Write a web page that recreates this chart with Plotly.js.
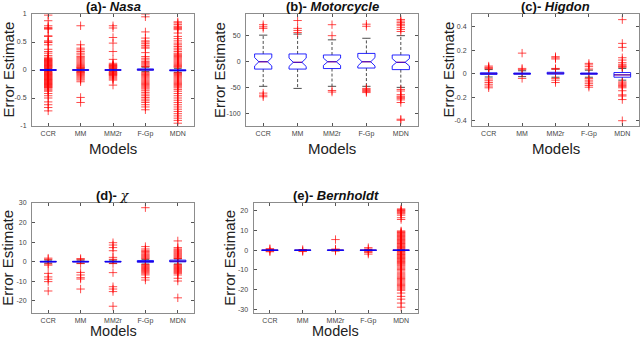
<!DOCTYPE html>
<html><head><meta charset="utf-8">
<script src="https://cdn.plot.ly/plotly-3.0.1.min.js"></script>
<style>html,body{margin:0;padding:0;background:#fff}#chart{width:640px;height:340px}</style>
</head><body><div id="chart"></div>
<script>
// ---------- data ----------
const categories = ['CCR', 'MM', 'MM2r', 'F-Gp', 'MDN'];
const positions = [1, 2, 3, 4, 5];

// (a) Nasa
const nasaLo  = [-0.02, -0.02, -0.02, -0.03, -0.04];
const nasaQ1  = [-0.008, -0.006, -0.006, -0.005, -0.015];
const nasaMed = [0, 0, 0, 0.005, -0.008];
const nasaQ3  = [0.008, 0.006, 0.006, 0.02, 0.005];
const nasaHi  = [0.02, 0.02, 0.02, 0.05, 0.03];
const nasaOutliers = [
  [0.98,0.88,0.79,0.76,0.74,0.73,0.61,0.6,0.52,0.5,0.49,0.45,0.37,0.33,0.3,0.26,0.23,0.21,0.2,0.19,0.18,0.17,0.16,0.15,0.14,0.13,0.12,0.11,0.1,0.09,0.08,0.07,0.06,0.05,0.04,0.03,-0.03,-0.04,-0.05,-0.06,-0.07,-0.08,-0.09,-0.1,-0.11,-0.12,-0.13,-0.14,-0.15,-0.16,-0.17,-0.18,-0.19,-0.2,-0.21,-0.22,-0.23,-0.24,-0.25,-0.26,-0.27,-0.28,-0.29,-0.3,-0.31,-0.32,-0.34,-0.36,-0.38,-0.42,-0.46,-0.5,-0.57,-0.62,-0.67,-0.73],
  [0.79,0.45,0.39,0.36,0.33,0.3,0.27,0.24,0.22,0.2,0.18,0.16,0.14,0.12,0.1,0.08,0.06,0.05,0.04,0.03,-0.03,-0.04,-0.05,-0.06,-0.08,-0.1,-0.12,-0.14,-0.16,-0.18,-0.21,-0.49,-0.58],
  [0.79,0.75,0.58,0.48,0.33,0.19,0.12,0.1,0.09,0.08,0.07,0.06,0.05,0.04,0.03,-0.03,-0.04,-0.05,-0.06,-0.07,-0.08,-0.09,-0.1,-0.12,-0.14,-0.16,-0.18,-0.27],
  [1.0,0.95,0.68,0.57,0.52,0.5,0.47,0.44,0.41,0.39,0.31,0.24,0.21,0.18,0.15,0.13,0.11,0.09,0.07,0.06,-0.04,-0.06,-0.08,-0.1,-0.12,-0.14,-0.16,-0.18,-0.2,-0.22,-0.24,-0.26,-0.28,-0.3,-0.32,-0.34,-0.37,-0.4,-0.43,-0.46,-0.49,-0.52,-0.55,-0.58,-0.62,-0.66,-0.71],
  [0.86,0.84,0.81,0.78,0.76,0.74,0.72,0.66,0.6,0.56,0.52,0.48,0.45,0.42,0.39,0.36,0.33,0.3,0.28,0.26,0.24,0.22,0.2,0.18,0.16,0.14,0.12,0.1,0.08,0.06,0.05,-0.05,-0.06,-0.08,-0.1,-0.12,-0.14,-0.16,-0.18,-0.2,-0.22,-0.24,-0.26,-0.28,-0.3,-0.32,-0.35,-0.38,-0.42,-0.46,-0.5,-0.54,-0.58,-0.62,-0.66,-0.7,-0.74,-0.78,-0.82,-0.86,-0.9,-0.95]
];
const nasaTicks = [-1, -0.5, 0, 0.5, 1];
const nasaTickText = ['-1', '-0.5', '0', '0.5', '1'];

// (b) Motorcycle
const motoLo  = [-47, -51, -47, -47, -49];
const motoQ1  = [-14, -14, -13, -12, -15];
const motoMed = [0, -1, 0, 0, -1];
const motoQ3  = [15, 15, 13, 16, 13];
const motoHi  = [51, 53, 42, 45, 50];
const motoNotch = [8, 8, 7, 8, 7];
const motoOutliers = [
  [71, 67, 64, -60, -64, -67],
  [79, 64, 60, 56],
  [71, 50, -55, -58],
  [72, 68, -51, -53, -55, -57, -59],
  [81, 78, 75, 72, 70, 66, 62, 58, -53, -56, -63, -66, -68, -70, -73, -78, -110, -112]
];
const motoTicks = [-100, -50, 0, 50];
const motoTickText = ['-100', '-50', '0', '50'];

// (c) Higdon
const higLo  = [-0.028, -0.025, -0.03, -0.03, -0.055];
const higQ1  = [-0.006, -0.005, -0.004, -0.005, -0.03];
const higMed = [0, 0, 0.004, 0, -0.01];
const higQ3  = [0.008, 0.006, 0.012, 0.006, 0.01];
const higHi  = [0.035, 0.025, 0.04, 0.03, 0.045];
const higOutliers = [
  [0.065, 0.055, 0.048, 0.042, -0.045, -0.06, -0.075, -0.09, -0.105, -0.12],
  [0.175, 0.045, 0.035, -0.04],
  [0.145, 0.135, 0.125, 0.045, 0.038, -0.04, -0.055, -0.075],
  [0.088, 0.075, 0.06, 0.04, -0.04, -0.055, -0.07, -0.085, -0.1, -0.115],
  [0.46, 0.258, 0.224, 0.136, 0.116, 0.094, 0.08, 0.068, 0.06, 0.055, -0.07, -0.08, -0.09, -0.1, -0.11, -0.12, -0.145, -0.18, -0.19, -0.22, -0.4]
];
const higTicks = [-0.4, -0.2, 0, 0.2, 0.4];
const higTickText = ['-0.4', '-0.2', '0', '0.2', '0.4'];

// (d) chi
const chiLo  = [-0.8, -0.8, -0.8, -1.2, -1.2];
const chiQ1  = [-0.2, -0.2, -0.2, -0.3, -0.1];
const chiMed = [0, 0, 0, 0, 0.2];
const chiQ3  = [0.2, 0.2, 0.2, 0.6, 0.8];
const chiHi  = [0.8, 0.8, 0.8, 1.2, 1.4];
const chiOutliers = [
  [1.8, 1.2, -1.2, -1.8, -6, -7.8, -9, -10.2, -15],
  [1.6, 1.0, -1.0, -5.5, -6.8, -8.2, -8.9, -14],
  [9.7, 8.5, 7.2, 5.6, 2.2, 1.2, -1.0, -5.6, -12.8, -14, -15.3, -22.8],
  [27.6, 7.7, 6.5, 5.8, 5.2, 4.6, 4.0, 3.5, 3.0, 2.5, 2.0, 1.5, -1.5, -2.0, -2.5, -3.0, -3.5, -4.0, -4.5, -5.0, -5.6, -6.2, -6.8, -8.2, -9.4],
  [10.6, 7.2, 6.5, 6.0, 5.5, 5.0, 4.5, 4.0, 3.5, 3.0, 2.5, 2.0, 1.6, -1.5, -2.0, -2.5, -3.0, -3.5, -4.0, -4.5, -5.0, -5.5, -6.0, -6.8, -8.5, -9.9, -18.5]
];
const chiTicks = [-20, -10, 0, 10, 20, 30];
const chiTickText = ['-20', '-10', '0', '10', '20', '30'];

// (e) Bernholdt
const berLo  = [-0.3, -0.3, -0.3, -0.3, -0.3];
const berQ1  = [-0.1, -0.1, -0.1, -0.1, -0.1];
const berMed = [0, 0, 0, 0, 0];
const berQ3  = [0.1, 0.1, 0.1, 0.1, 0.1];
const berHi  = [0.3, 0.3, 0.3, 0.3, 0.3];
const berOutliers = [
  [0.8, 0.4, -0.4, -0.8],
  [0.3, -0.3, -0.7],
  [5.4, 0.6, 0.3, -0.4],
  [1.3, 0.6, -0.6, -1.2, -2.0],
  [21.0, 20.6, 20.2, 19.8, 19.4, 19.0, 18.5, 17.8, 16.5, 15.6,
   9.8, 9.4, 9.0, 8.6, 8.2, 7.8, 7.4, 7.0, 6.6, 6.2, 5.8, 5.4, 5.0, 4.6, 4.2, 3.8, 3.4, 3.0, 2.6, 2.2, 1.8, 1.4, 1.0, 0.6,
   -0.6, -1.0, -1.4, -1.8, -2.2, -2.6, -3.0, -3.4, -3.8, -4.2, -4.6, -5.0, -5.4, -5.8, -6.2, -6.6, -7.0, -7.5, -8.0, -8.6, -9.2, -9.8,
   -10.5, -11.2, -12.0, -12.6, -13.2, -13.8, -14.4, -15.0, -15.6, -16.2, -16.8, -17.4, -18.0, -18.6, -19.2, -19.8, -20.4,
   -21.8, -23.5, -24.9, -26.9, -29.0]
];
const berTicks = [-30, -20, -10, 0, 10, 20];
const berTickText = ['-30', '-20', '-10', '0', '10', '20'];

// ---------- layout helpers ----------
const W = 640, H = 340;
const FONT = 'Liberation Sans, Arial, sans-serif';
const panels = [
  {lo: nasaLo, q1: nasaQ1, med: nasaMed, q3: nasaQ3, hi: nasaHi, out: nasaOutliers, notch: null,
   range: [-1, 1], tv: nasaTicks, tt: nasaTickText, title: '<b>(a)- <i>Nasa</i></b>',
   px: [32, 194, 14, 126], ylabX: 8.5, xlabY: 148.5},
  {lo: motoLo, q1: motoQ1, med: motoMed, q3: motoQ3, hi: motoHi, out: motoOutliers, notch: motoNotch,
   range: [-123, 91.5], tv: motoTicks, tt: motoTickText, title: '<b>(b)- <i>Motorcycle</i></b>',
   px: [246, 418, 14, 126], ylabX: 220, xlabY: 148.5},
  {lo: higLo, q1: higQ1, med: higMed, q3: higQ3, hi: higHi, out: higOutliers, notch: null,
   range: [-0.445, 0.508], tv: higTicks, tt: higTickText, title: '<b>(c)- <i>Higdon</i></b>',
   px: [472, 639, 14, 126], ylabX: 448.5, xlabY: 148.5},
  {lo: chiLo, q1: chiQ1, med: chiMed, q3: chiQ3, hi: chiHi, out: chiOutliers, notch: null,
   range: [-26, 30], tv: chiTicks, tt: chiTickText,
   title: '<b>(d)- </b><span style="font-family:DejaVu Serif;font-style:italic">χ</span>',
   px: [32, 194, 203, 312.5], ylabX: 8, xlabY: null},
  {lo: berLo, q1: berQ1, med: berMed, q3: berQ3, hi: berHi, out: berOutliers, notch: null,
   range: [-31.7, 24], tv: berTicks, tt: berTickText, title: '<b>(e)- <i>Bernholdt</i></b>',
   px: [253.5, 417.5, 203, 312.5], ylabX: 230, xlabY: null}
];

const data = [];
const layout = {
  width: W, height: H,
  margin: {l: 0, r: 0, t: 0, b: 0},
  paper_bgcolor: '#fff', plot_bgcolor: '#fff',
  showlegend: false,
  font: {family: FONT, color: '#333'},
  annotations: []
};

const capHalf = 0.12;

panels.forEach((p, i) => {
  const k = i + 1, ko = i + 6;
  const xs = k === 1 ? 'x' : 'x' + k, ys = k === 1 ? 'y' : 'y' + k;
  const xo = 'x' + ko, yo = 'y' + ko;
  const xd = [p.px[0] / W, p.px[1] / W];
  const yd = [1 - p.px[3] / H, 1 - p.px[2] / H];
  const axCommon = {
    showline: true, linecolor: '#8c8c8c', linewidth: 1, mirror: 'allticks',
    ticks: 'inside', ticklen: 3, tickwidth: 1, tickcolor: '#555',
    showgrid: false, zeroline: false, fixedrange: true,
    tickfont: {family: FONT, size: 7, color: '#444'}
  };
  layout['xaxis' + (k === 1 ? '' : k)] = Object.assign({}, axCommon, {
    domain: xd, anchor: ys, range: [0.5, 5.5], tickmode: 'array',
    tickvals: positions, ticktext: categories, ticklabelstandoff: 1
  });
  layout['yaxis' + (k === 1 ? '' : k)] = Object.assign({}, axCommon, {
    domain: yd, anchor: xs, range: p.range, tickmode: 'array',
    tickvals: p.tv, ticktext: p.tt, ticklabelstandoff: 3
  });
  layout['xaxis' + ko] = {overlaying: xs, range: [0.5, 5.5], visible: false, fixedrange: true};
  layout['yaxis' + ko] = {overlaying: ys, range: p.range, visible: false, fixedrange: true};

  const wx = [], wy = [], cx = [], cy = [], mx = [], my = [];
  const mHalf = p.notch ? 0.13 : 0.25;
  positions.forEach((x, j) => {
    wx.push(x, x, null, x, x, null);
    wy.push(p.q3[j], p.hi[j], null, p.q1[j], p.lo[j], null);
    cx.push(x - capHalf, x + capHalf, null, x - capHalf, x + capHalf, null);
    cy.push(p.hi[j], p.hi[j], null, p.lo[j], p.lo[j], null);
    mx.push(x - mHalf, x + mHalf, null);
    my.push(p.med[j], p.med[j], null);
  });
  data.push({type: 'scatter', mode: 'lines', x: wx, y: wy, xaxis: xs, yaxis: ys,
    line: {color: '#222', width: 0.8, dash: '3px,2px'}, hoverinfo: 'skip'});
  data.push({type: 'scatter', mode: 'lines', x: cx, y: cy, xaxis: xs, yaxis: ys,
    line: {color: '#222', width: 0.8}, hoverinfo: 'skip'});
  data.push({type: 'scatter', mode: 'lines', x: mx, y: my, xaxis: xs, yaxis: ys,
    line: {color: '#ff0000', width: 1}, hoverinfo: 'skip'});
  const ox = [], oy = [];
  p.out.forEach((arr, j) => arr.forEach(v => { ox.push(positions[j]); oy.push(v); }));
  data.push({type: 'scatter', mode: 'markers', x: ox, y: oy, xaxis: xs, yaxis: ys,
    marker: {symbol: 'cross-thin-open', size: 6, color: 'rgba(255,0,0,0.7)',
             line: {color: 'rgba(255,0,0,0.7)', width: 1}}, hoverinfo: 'skip'});
  const box = {type: 'box', x: positions, q1: p.q1, median: p.med, q3: p.q3,
    lowerfence: p.q1, upperfence: p.q3, width: 0.5, boxpoints: false,
    xaxis: xo, yaxis: yo, line: {color: 'rgba(0,0,255,0.85)', width: 1},
    fillcolor: 'rgba(0,0,0,0)', whiskerwidth: 0, hoverinfo: 'skip'};
  if (p.notch) { box.notched = true; box.notchspan = p.notch; box.notchwidth = 0.25; }
  data.push(box);

  const cxp = (p.px[0] + p.px[1]) / 2 / W;
  layout.annotations.push({text: p.title, xref: 'paper', yref: 'paper', x: cxp,
    y: 1 - (p.px[2] - 7.5) / H, xanchor: 'center', yanchor: 'middle', showarrow: false,
    font: {family: FONT, size: 13, color: '#111'}});
  const modelsAnn = {text: 'Models', xref: 'paper', yref: 'paper', x: cxp,
    xanchor: 'center', showarrow: false, borderpad: 0,
    font: {family: FONT, size: 15, color: '#222'}};
  if (p.xlabY === null) { modelsAnn.y = 0; modelsAnn.yanchor = 'bottom'; modelsAnn.font.size = 14.5; }
  else { modelsAnn.y = 1 - p.xlabY / H; modelsAnn.yanchor = 'middle'; }
  layout.annotations.push(modelsAnn);
  layout.annotations.push({text: 'Error Estimate', xref: 'paper', yref: 'paper',
    x: p.ylabX / W, y: 1 - (p.px[2] + p.px[3]) / 2 / H, textangle: -90,
    xanchor: 'center', yanchor: 'middle', showarrow: false,
    font: {family: FONT, size: 15, color: '#222'}});
});

Plotly.newPlot('chart', data, layout, {staticPlot: true});
</script>
</body></html>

What is needed — Go from the first line of the listing to the line holding "const positions = [1, 2, 3, 4, 5];" and, please, transcribe those lines exactly, both included, with no pictures.

Response to the task —
Write a web page that recreates this chart with Plotly.js.
<!DOCTYPE html>
<html><head><meta charset="utf-8">
<script src="https://cdn.plot.ly/plotly-3.0.1.min.js"></script>
<style>html,body{margin:0;padding:0;background:#fff}#chart{width:640px;height:340px}</style>
</head><body><div id="chart"></div>
<script>
// ---------- data ----------
const categories = ['CCR', 'MM', 'MM2r', 'F-Gp', 'MDN'];
const positions = [1, 2, 3, 4, 5];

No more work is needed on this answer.